Exercise prompt:
Provide nothing but the number of lines containing the string "that".

Source data:
## start

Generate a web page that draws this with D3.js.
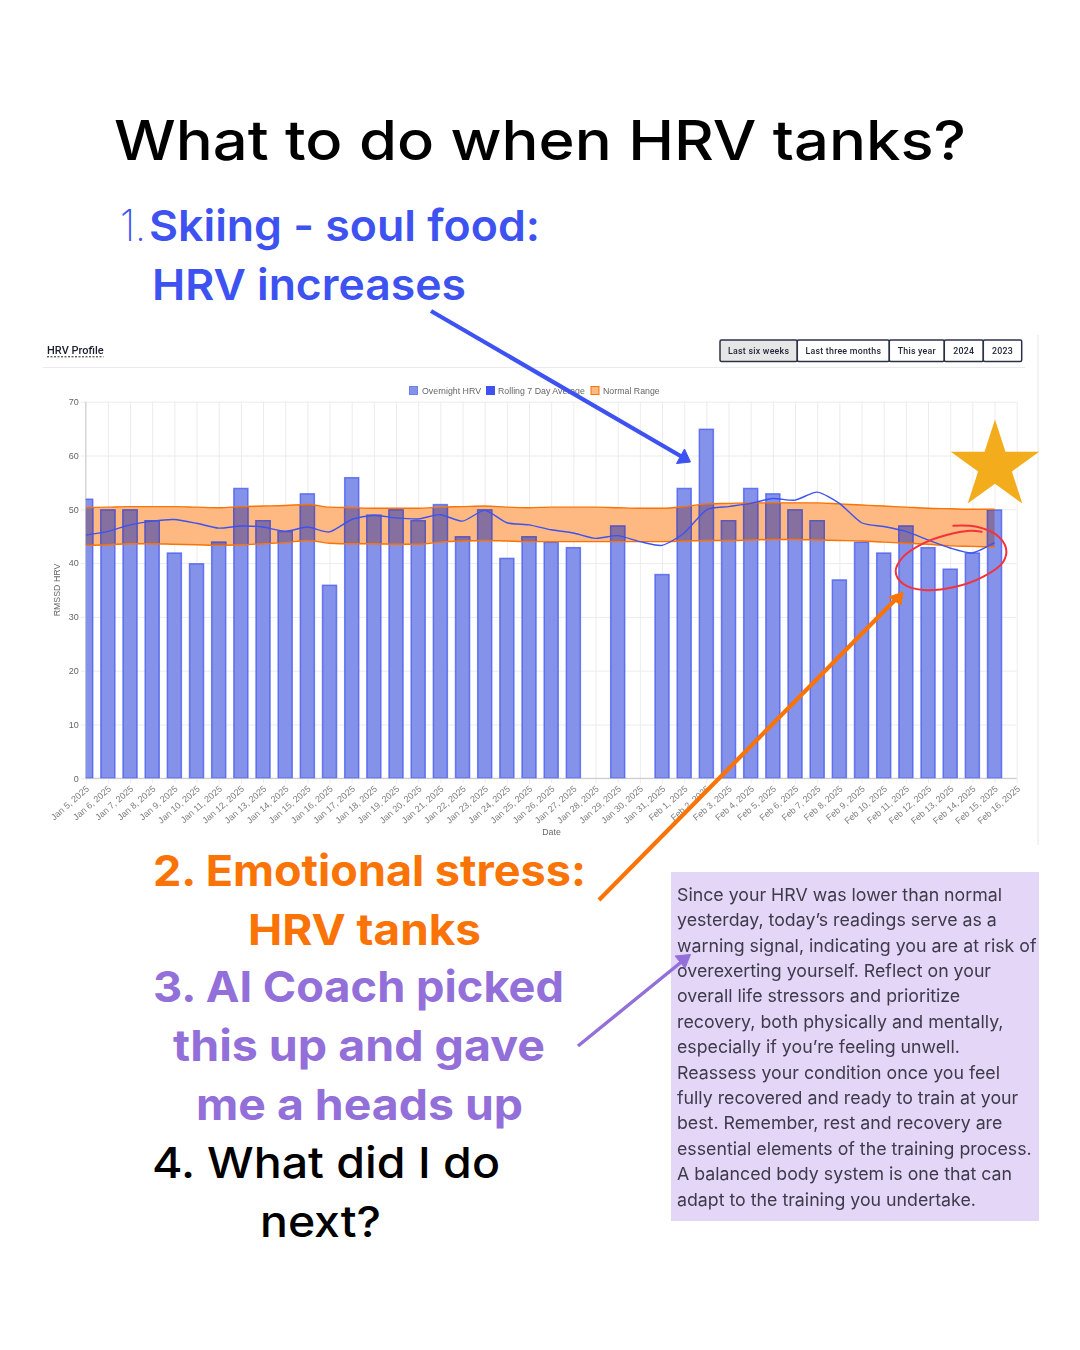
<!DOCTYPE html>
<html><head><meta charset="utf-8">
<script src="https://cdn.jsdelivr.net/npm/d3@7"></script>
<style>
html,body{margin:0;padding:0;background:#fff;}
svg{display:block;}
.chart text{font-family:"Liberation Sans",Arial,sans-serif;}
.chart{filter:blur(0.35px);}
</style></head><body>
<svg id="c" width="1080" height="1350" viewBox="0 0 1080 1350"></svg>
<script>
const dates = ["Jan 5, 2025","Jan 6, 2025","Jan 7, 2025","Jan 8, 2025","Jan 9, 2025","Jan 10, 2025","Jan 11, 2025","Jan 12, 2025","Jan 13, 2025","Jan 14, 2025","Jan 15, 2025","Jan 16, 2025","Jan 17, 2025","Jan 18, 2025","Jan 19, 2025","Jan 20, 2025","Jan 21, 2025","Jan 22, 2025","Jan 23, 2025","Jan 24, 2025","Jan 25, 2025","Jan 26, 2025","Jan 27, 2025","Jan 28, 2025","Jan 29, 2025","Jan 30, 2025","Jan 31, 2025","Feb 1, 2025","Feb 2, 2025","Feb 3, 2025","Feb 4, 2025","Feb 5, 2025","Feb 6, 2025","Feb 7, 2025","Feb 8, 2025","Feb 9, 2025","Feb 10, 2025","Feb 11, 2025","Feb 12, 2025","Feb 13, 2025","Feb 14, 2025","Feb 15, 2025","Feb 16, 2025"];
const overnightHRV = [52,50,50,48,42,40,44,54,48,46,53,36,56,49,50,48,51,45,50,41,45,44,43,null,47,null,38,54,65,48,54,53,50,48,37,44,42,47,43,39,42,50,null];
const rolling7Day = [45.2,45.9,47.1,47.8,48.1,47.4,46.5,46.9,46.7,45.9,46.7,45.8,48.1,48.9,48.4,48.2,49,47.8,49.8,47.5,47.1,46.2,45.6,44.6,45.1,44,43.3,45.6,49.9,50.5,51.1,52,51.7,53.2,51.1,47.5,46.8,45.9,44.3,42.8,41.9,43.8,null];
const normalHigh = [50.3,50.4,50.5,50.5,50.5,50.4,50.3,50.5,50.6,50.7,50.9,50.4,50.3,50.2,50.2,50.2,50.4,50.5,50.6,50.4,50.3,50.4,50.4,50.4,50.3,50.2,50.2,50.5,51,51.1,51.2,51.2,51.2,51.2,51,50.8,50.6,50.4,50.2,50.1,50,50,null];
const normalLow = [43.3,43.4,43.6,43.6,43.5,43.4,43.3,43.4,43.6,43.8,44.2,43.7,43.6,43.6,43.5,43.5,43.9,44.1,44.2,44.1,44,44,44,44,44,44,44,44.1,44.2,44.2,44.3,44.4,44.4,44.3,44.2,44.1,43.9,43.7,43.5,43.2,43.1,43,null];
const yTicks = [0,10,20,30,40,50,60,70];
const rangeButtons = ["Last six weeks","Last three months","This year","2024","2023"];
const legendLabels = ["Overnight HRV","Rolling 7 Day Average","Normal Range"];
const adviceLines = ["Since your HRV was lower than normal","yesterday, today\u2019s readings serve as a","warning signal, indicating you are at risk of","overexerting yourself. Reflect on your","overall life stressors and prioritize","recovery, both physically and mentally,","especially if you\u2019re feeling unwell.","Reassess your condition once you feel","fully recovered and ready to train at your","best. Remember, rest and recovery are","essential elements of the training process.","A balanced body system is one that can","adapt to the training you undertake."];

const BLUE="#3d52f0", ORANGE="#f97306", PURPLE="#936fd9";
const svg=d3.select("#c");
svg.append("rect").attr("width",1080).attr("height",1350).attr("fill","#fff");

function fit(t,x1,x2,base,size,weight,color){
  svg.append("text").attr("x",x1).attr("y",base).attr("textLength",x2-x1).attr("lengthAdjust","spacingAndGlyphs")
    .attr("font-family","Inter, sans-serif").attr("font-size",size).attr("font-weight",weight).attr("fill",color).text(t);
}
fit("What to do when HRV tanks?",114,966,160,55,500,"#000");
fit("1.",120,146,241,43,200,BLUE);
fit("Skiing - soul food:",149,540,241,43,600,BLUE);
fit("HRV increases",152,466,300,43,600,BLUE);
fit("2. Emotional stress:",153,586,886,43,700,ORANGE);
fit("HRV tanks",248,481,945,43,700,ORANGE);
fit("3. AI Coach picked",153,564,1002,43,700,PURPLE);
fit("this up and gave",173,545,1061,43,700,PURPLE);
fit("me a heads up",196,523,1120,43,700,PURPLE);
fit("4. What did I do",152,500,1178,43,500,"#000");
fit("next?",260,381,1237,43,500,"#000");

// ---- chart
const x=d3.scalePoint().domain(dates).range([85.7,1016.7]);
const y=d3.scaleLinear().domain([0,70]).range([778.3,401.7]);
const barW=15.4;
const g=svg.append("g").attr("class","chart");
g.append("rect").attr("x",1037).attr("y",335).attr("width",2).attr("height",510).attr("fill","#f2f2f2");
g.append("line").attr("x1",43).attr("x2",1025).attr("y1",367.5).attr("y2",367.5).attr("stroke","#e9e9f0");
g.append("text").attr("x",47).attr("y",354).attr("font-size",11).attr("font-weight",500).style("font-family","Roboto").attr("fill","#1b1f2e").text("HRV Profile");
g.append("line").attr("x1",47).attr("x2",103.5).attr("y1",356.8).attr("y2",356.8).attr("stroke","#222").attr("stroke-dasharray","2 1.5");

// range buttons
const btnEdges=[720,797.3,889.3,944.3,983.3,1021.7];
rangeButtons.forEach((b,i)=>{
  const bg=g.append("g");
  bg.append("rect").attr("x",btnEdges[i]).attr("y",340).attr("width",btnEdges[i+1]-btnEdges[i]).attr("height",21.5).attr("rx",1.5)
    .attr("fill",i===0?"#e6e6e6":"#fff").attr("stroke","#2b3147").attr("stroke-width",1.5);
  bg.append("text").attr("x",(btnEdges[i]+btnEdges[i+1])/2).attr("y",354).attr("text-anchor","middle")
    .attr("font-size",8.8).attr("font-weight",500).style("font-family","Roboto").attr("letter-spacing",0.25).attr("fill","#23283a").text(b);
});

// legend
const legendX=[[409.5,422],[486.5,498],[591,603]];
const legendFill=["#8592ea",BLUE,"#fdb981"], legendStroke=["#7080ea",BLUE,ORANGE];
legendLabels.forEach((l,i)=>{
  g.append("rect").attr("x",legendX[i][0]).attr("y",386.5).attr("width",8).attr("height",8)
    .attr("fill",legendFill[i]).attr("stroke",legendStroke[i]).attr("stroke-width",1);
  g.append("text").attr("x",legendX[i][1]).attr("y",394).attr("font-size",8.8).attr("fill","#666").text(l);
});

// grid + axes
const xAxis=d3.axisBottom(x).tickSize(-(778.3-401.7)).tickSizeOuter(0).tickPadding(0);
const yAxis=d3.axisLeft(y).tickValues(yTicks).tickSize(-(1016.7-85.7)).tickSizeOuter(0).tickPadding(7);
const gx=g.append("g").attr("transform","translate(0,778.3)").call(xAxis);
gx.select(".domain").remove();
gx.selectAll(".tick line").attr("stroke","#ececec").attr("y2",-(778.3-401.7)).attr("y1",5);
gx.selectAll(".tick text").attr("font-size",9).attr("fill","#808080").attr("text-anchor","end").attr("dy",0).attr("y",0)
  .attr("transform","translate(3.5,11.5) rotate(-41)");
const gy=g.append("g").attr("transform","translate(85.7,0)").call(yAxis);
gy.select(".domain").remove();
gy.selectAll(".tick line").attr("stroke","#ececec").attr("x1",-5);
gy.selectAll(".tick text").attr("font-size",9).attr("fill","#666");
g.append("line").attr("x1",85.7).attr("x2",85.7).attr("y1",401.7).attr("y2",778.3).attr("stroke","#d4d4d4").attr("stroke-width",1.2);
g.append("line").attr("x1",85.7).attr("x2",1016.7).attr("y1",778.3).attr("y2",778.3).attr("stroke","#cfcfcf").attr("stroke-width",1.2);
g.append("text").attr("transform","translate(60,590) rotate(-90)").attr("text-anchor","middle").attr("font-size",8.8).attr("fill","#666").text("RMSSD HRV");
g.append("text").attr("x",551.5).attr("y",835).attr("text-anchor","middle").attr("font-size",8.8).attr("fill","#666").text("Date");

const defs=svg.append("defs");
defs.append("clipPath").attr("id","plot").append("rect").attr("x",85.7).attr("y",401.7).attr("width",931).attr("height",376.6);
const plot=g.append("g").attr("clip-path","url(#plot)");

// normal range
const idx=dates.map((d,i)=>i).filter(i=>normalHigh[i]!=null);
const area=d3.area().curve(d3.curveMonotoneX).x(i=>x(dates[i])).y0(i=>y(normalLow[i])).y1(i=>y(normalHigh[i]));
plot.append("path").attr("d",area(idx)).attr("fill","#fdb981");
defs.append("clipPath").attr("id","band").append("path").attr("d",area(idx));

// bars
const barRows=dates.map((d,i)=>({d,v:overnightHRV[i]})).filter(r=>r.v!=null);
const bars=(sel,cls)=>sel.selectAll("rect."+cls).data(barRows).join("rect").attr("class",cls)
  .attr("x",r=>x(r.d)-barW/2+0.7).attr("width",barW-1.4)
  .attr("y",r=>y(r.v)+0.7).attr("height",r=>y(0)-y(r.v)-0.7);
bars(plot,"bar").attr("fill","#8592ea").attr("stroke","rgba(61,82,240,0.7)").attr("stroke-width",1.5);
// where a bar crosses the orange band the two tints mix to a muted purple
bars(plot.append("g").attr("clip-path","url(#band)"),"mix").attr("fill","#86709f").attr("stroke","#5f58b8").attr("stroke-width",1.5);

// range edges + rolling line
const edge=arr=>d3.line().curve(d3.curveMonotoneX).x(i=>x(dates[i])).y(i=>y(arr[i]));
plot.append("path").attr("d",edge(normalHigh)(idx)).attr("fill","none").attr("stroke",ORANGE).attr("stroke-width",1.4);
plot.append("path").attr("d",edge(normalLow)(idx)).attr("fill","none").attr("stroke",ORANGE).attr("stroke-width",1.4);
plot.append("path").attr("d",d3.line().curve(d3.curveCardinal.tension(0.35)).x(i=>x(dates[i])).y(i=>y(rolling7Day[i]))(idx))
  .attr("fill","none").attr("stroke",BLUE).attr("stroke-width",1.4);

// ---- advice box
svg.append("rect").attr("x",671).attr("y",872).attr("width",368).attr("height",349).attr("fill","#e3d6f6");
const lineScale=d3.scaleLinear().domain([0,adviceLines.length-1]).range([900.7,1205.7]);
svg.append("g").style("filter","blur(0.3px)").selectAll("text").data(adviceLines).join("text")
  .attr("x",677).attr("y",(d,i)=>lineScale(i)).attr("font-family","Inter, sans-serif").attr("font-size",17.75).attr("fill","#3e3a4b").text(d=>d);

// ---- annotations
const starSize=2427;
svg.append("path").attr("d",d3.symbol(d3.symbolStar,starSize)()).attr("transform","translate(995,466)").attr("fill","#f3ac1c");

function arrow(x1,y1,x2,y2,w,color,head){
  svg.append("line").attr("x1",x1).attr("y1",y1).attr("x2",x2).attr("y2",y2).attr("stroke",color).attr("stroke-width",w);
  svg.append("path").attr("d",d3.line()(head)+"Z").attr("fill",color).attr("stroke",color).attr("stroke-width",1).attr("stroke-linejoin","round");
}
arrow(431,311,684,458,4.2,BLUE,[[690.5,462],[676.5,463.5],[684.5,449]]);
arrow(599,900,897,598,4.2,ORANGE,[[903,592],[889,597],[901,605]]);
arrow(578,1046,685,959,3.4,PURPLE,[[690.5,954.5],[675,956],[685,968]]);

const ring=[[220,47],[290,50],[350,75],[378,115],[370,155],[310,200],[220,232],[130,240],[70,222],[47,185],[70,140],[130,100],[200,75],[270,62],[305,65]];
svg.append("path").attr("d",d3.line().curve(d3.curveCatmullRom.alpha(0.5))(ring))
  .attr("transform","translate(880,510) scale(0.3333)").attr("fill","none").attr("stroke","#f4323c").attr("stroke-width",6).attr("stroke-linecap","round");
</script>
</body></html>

## end

Response to this exercise:
2